# which polish is best?



## YusufL (May 5, 2012)

Meguiars Ultimate compound Vs Autoglym super resin polish

I tried the UC yday on my car with a standard cloth by hand, and after a few goes it worked a treat. I then found the SRP which appers to remove swirl marks quite thoroughly. Is it true that the SRP just fills the swirls, which then re-appear after some time? Whilst the UC physically gets rid of the swirls?

Which polish is recommended and wheres the cheapest place to buy it from (also which applicator shall i use) 

Thanks!!!


----------



## superrep25 (Mar 31, 2012)

It is true srp wont really remove them just holograms the fill swirls.ultimate compound will remove completely but by hand will take hard work and patience imo hope that helps


----------



## pete5570 (Jun 11, 2010)

SRP does have some correction, not much though. The only way to remove swirls and get the best results is by machine with something like Megs 205 or Gtechniq P1 (i say these 2 products because i've used them).

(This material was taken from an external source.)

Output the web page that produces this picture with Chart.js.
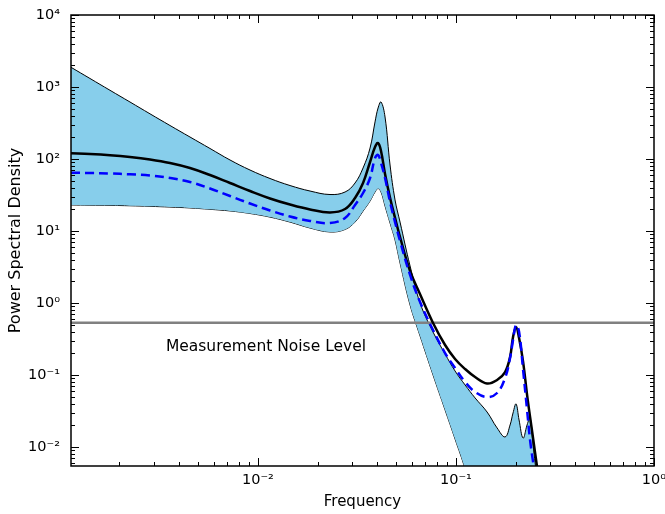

It's very hard work by hand,that's why people use products with fillers i them like good old SRP.


----------



## YusufL (May 5, 2012)

Isn't 205 less abrasive than ultimate compound? surely UC would be far quicker especially by hand. Also could this be done with a normal microfibre (tesco)?

Thanks!!


----------



## superrep25 (Mar 31, 2012)

Ultimate compound is more aggresive but thats not always such a good thing you could end up with a panel full of hollograms instead of swirls so it could look worse than when you started :-( never a good feeling imo.the basics of bling micro fibre pads are really good


----------



## Sparky160 (Aug 12, 2011)

Yes its true SRP just fills in the swirls in the paint, but if you put a couple of layers of a durable wax on after using SRP it will help maintain the finish for much longer. In terms of which applicator to use, I always use a foam one if using SRP by hand.


----------